Sun-Kwon Kim, chairman and CEO of Caffe Bene, traveled to Canada and saw that the local coffee shops were very popular. He had confidence that he could create a brand that could compete with the cafes he saw. Caffe Bene is designed after European open-air cafes. The word "Bene" in the brand name comes from the Italian word for "good." This brand combines the European open-air atmosphere and traditional Korean culture of "Sarangbang".

=== New York City ===
Caffe Bene launched its first international store in New York City, on February 1, 2012. Located on 44th Street and 8th Avenue in Manhattan's Theater District, near Times Square, it is 600 m2, one of the biggest coffee shops in the area. Caffe Bene "specializes in coffee drinks and Belgian waffles, including savory varieties with bacon and Parmesan in the dough". The location's interior design was inspired by several city landmarks, including the Brooklyn Bridge and the New York City Subway. According to Caffe Bene, the company used recycled materials for its design.

=== Los Angeles ===
Caffe Bene branch opened in Los Angeles in the summer of 2012 on the ground floor of CGV mall with other famous South Korean cafe competitors such as Paris Baguette and Tom N Toms. It has a multimedia projector with K-pop music in addition to wooden tables and cement floors. In 2013, another Bene launched on Wilshire Boulevard and Berendo Street. Critics and visitors have claimed that the new Bene carries a cozier feel in addition to its high ceilings, similar with the previous Bene except revamped with improved design, structure, and atmosphere.

=== Boston ===
Caffe Bene branch opened in Boston in 2014. It lies on Huntington Avenue and St Botolph St and competes with shops in an area surrounding Northeastern University.

=== Suwanee, Georgia ===
Caffe Bene is located in Suwanee Georgia at 3131 Lawrenceville-Suwanee Road.
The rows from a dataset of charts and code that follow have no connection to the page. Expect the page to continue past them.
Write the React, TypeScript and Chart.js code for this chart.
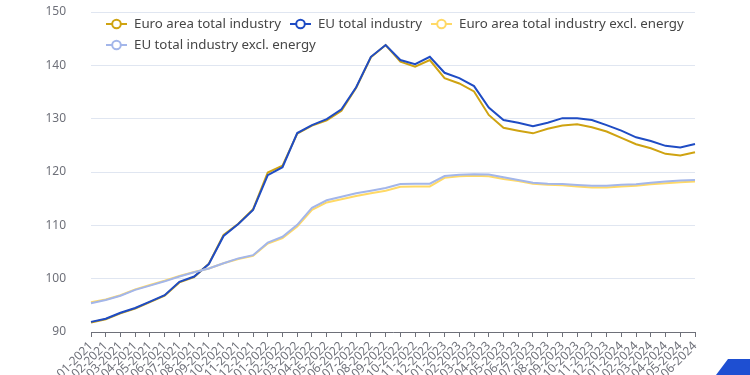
import React, { useEffect, useRef } from "react";
import { Chart, registerables } from "chart.js";

Chart.register(...registerables);

const labels = [
  "01-2021", "02-2021", "03-2021", "04-2021", "05-2021", "06-2021", "07-2021", "08-2021", "09-2021", "10-2021", "11-2021", "12-2021",
  "01-2022", "02-2022", "03-2022", "04-2022", "05-2022", "06-2022", "07-2022", "08-2022", "09-2022", "10-2022", "11-2022", "12-2022",
  "01-2023", "02-2023", "03-2023", "04-2023", "05-2023", "06-2023", "07-2023", "08-2023", "09-2023", "10-2023", "11-2023", "12-2023",
  "01-2024", "02-2024", "03-2024", "04-2024", "05-2024", "06-2024",
];

const euroAreaTotal = [
  91.8, 92.4, 93.5, 94.4, 95.6, 96.8, 99.3, 100.3, 102.8, 108.2, 110.3, 113.0,
  119.9, 121.2, 127.2, 128.7, 129.7, 131.5, 135.8, 141.5, 143.8, 140.7, 139.75, 141.0,
  137.6, 136.6, 135.1, 130.7, 128.3, 127.75, 127.25, 128.1, 128.7, 128.95, 128.4, 127.6,
  126.4, 125.2, 124.45, 123.4, 123.1, 123.7,
];

const euTotal = [
  91.9, 92.5, 93.6, 94.5, 95.7, 96.9, 99.4, 100.4, 102.75, 108.0, 110.25, 112.9,
  119.4, 120.9, 127.3, 128.8, 129.9, 131.75, 135.9, 141.6, 143.8, 141.0, 140.2, 141.6,
  138.6, 137.6, 136.1, 132.1, 129.75, 129.25, 128.6, 129.25, 130.1, 130.1, 129.75, 128.8,
  127.75, 126.5, 125.8, 124.9, 124.6, 125.25,
];

const euroAreaExclEnergy = [
  95.6, 96.1, 96.9, 98.0, 98.8, 99.6, 100.5, 101.25, 101.9, 102.9, 103.7, 104.3,
  106.6, 107.6, 109.8, 112.9, 114.3, 114.9, 115.5, 116.0, 116.5, 117.25, 117.3, 117.3,
  118.9, 119.2, 119.3, 119.2, 118.7, 118.3, 117.8, 117.6, 117.5, 117.3, 117.1, 117.1,
  117.3, 117.4, 117.7, 117.9, 118.1, 118.2,
];

const euExclEnergy = [
  95.4, 96.0, 96.8, 97.9, 98.7, 99.5, 100.4, 101.2, 101.9, 102.9, 103.8, 104.4,
  106.75, 107.85, 110.1, 113.3, 114.7, 115.35, 116.0, 116.5, 117.0, 117.75, 117.8, 117.8,
  119.25, 119.5, 119.6, 119.55, 119.0, 118.5, 118.0, 117.8, 117.75, 117.55, 117.4, 117.4,
  117.6, 117.7, 118.0, 118.2, 118.4, 118.5,
];

const seriesNames = [
  "Euro area total industry",
  "EU total industry",
  "Euro area total industry excl. energy",
  "EU total industry excl. energy",
];
const seriesColors = ["#cfa311", "#1f4cc4", "#ffd966", "#a3b6ea"];
const seriesValues = [euroAreaTotal, euTotal, euroAreaExclEnergy, euExclEnergy];

const yMin = 90;
const yMax = 150;
const yStep = 10;

const FONT = "'Noto Sans', 'Liberation Sans', sans-serif";

function LegendIcon({ color }: { color: string }) {
  return (
    <svg width="22" height="12" style={{ display: "block", marginRight: 6, flex: "none" }}>
      <line x1="0" y1="6" x2="21" y2="6" stroke={color} strokeWidth="2" />
      <circle cx="10.5" cy="6" r="4.3" fill="#fff" stroke={color} strokeWidth="2" />
    </svg>
  );
}

function LegendItem({ idx }: { idx: number }) {
  return (
    <div style={{ display: "flex", alignItems: "center", marginRight: 9 }}>
      <LegendIcon color={seriesColors[idx]} />
      <span style={{ whiteSpace: "nowrap" }}>{seriesNames[idx]}</span>
    </div>
  );
}

export default function App() {
  const canvasRef = useRef<HTMLCanvasElement | null>(null);

  useEffect(() => {
    const canvas = canvasRef.current;
    if (!canvas) return;
    const chart = new Chart(canvas, {
      type: "line",
      data: {
        labels,
        datasets: seriesValues.map((vals, i) => ({
          label: seriesNames[i],
          data: vals,
          borderColor: seriesColors[i],
          backgroundColor: seriesColors[i],
          borderWidth: 2,
          pointRadius: 0,
          pointHoverRadius: 0,
          tension: 0,
          fill: false,
          order: 4 - i,
        })),
      },
      options: {
        animation: false,
        responsive: false,
        devicePixelRatio: 1,
        layout: { padding: { left: 0, right: 55, top: 12, bottom: 0 } },
        plugins: {
          legend: { display: false },
          tooltip: { enabled: false },
        },
        scales: {
          x: {
            type: "category",
            offset: false,
            grid: {
              drawOnChartArea: false,
              drawTicks: true,
              tickLength: 5,
              color: "#6e7079",
            },
            border: { display: true, color: "#6e7079", width: 1 },
            ticks: {
              autoSkip: false,
              minRotation: 45,
              maxRotation: 45,
              padding: 2,
              color: "#6e7079",
              font: { family: FONT, size: 12 },
            },
            afterFit: (scale: any) => {
              scale.height = 108;
            },
          },
          y: {
            min: yMin,
            max: yMax,
            grid: { color: "#e0e6f1", drawTicks: false, lineWidth: 1 },
            border: { display: false },
            ticks: {
              stepSize: yStep,
              padding: 25,
              color: "#6e7079",
              font: { family: FONT, size: 12 },
            },
            afterFit: (scale: any) => {
              scale.width = 91;
              scale.paddingTop = 0;
              scale.paddingBottom = 0;
            },
          },
        },
      },
    });
    return () => chart.destroy();
  }, []);

  return (
    <div
      style={{
        position: "fixed",
        left: 0,
        top: 0,
        width: 750,
        height: 375,
        overflow: "hidden",
        background: "#fff",
        fontFamily: FONT,
      }}
    >
      <canvas ref={canvasRef} width={750} height={440} style={{ display: "block", width: 750, height: 440 }} />
      <div
        style={{
          position: "absolute",
          left: 106,
          top: 13,
          fontSize: 13.3,
          color: "#464646",
          lineHeight: "21px",
        }}
      >
        <div style={{ display: "flex", height: 21 }}>
          <LegendItem idx={0} />
          <LegendItem idx={1} />
          <LegendItem idx={2} />
        </div>
        <div style={{ display: "flex", height: 21 }}>
          <LegendItem idx={3} />
        </div>
      </div>
      <div
        style={{
          position: "absolute",
          left: 716,
          top: 359,
          width: 34,
          height: 16,
          background: "#1e4fd2",
          clipPath: "polygon(12px 0, 100% 0, 100% 100%, 0 100%)",
        }}
      />
    </div>
  );
}
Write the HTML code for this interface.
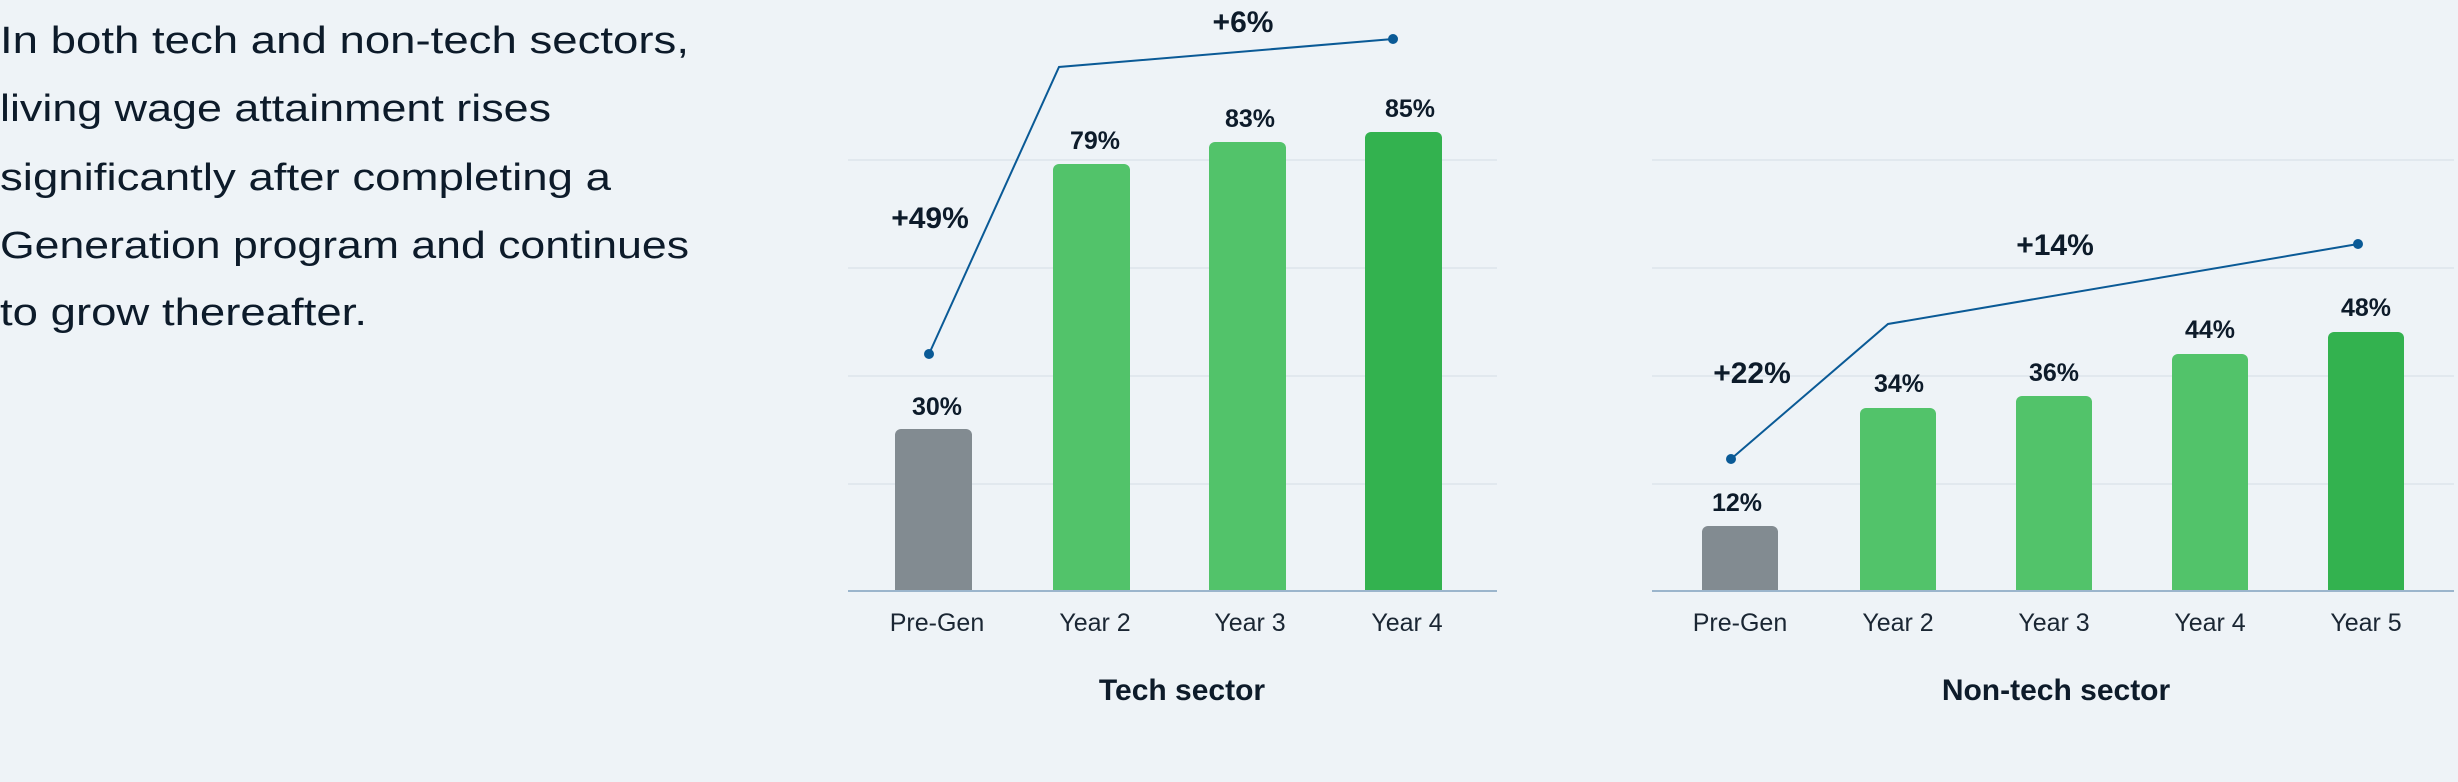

=== Other International locations ===

- The first stores in Cambodia and Taiwan opened in November 2013.
- The first store in Japan in December 2013. All Japanese stores were closed by 2018.
- The first store in Mongolia opened in December 2012.
- The first store in Indonesia opened in 2013
- The first store in Malaysia opened in March 2014.
- The first store in Vietnam opened in August 2014.
- The first store in Singapore opened in November 2015.
- The first store in Brunei opened in March 2017.
- The first store in Philippines opened in October 2012.
- The first store in Saudi Arabia

===Products===
Like other coffee chains, Caffe Bene sells brewed coffee, espresso drinks, hot and cold beverages, pastries, sandwiches, waffles, gelato, and features a rotating seasonal menu with accompanying seasonal fare.

In addition, Caffe Bene features misugaru, a traditional Korean drink, which "consists of black sesame seeds, black bean, black and brown rice and barley".